Limit orders are the preferred entry method for price action traders who want to enter at specific retracement levels rather than chasing moves.

Stop Orders (Buy Stop / Sell Stop)

A stop order becomes a market order when price reaches your trigger level. Buy stops are placed above the market (used to enter breakouts); sell stops are placed below the market. Stop loss orders are a specific use of the sell stop — they exit a long position if price falls to your risk level.

Stop-Limit Orders

A combination of stop and limit — when the stop price is triggered, a limit order is placed at your specified limit price. This prevents slippage on the stop trigger but risks non-execution if price gaps through your limit level. Used more commonly in equities than forex.

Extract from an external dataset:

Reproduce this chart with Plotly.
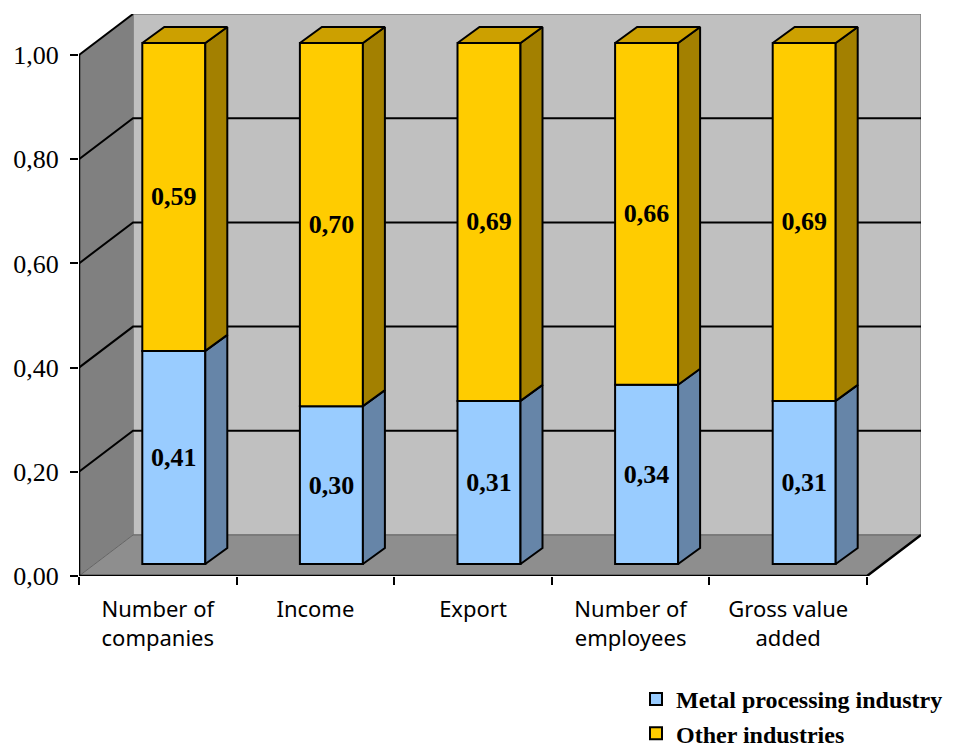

OCO Orders (One Cancels the Other)

OCO orders pair two orders such that if one fills, the other is automatically cancelled. Common use: place a buy limit below current price AND a buy stop above current price on a ranging pair — whichever breakout direction fires, the other order cancels. Efficient for bracketing setups where direction is uncertain.

Execution Quality: Slippage and Requotes

Slippage occurs when your fill price differs from the quoted price — common during news events, market opens, and in low-liquidity periods. Requotes occur on market maker platforms when the quoted price changes before your order is processed and the broker asks if you want to fill at the new price.

ECN accounts with direct market access typically minimize both. Track your average slippage over time — consistent negative slippage is a sign of poor execution environment or suboptimal order placement.

Every order type has a purpose. Using a market order when a limit order would serve you is giving away edge on every entry.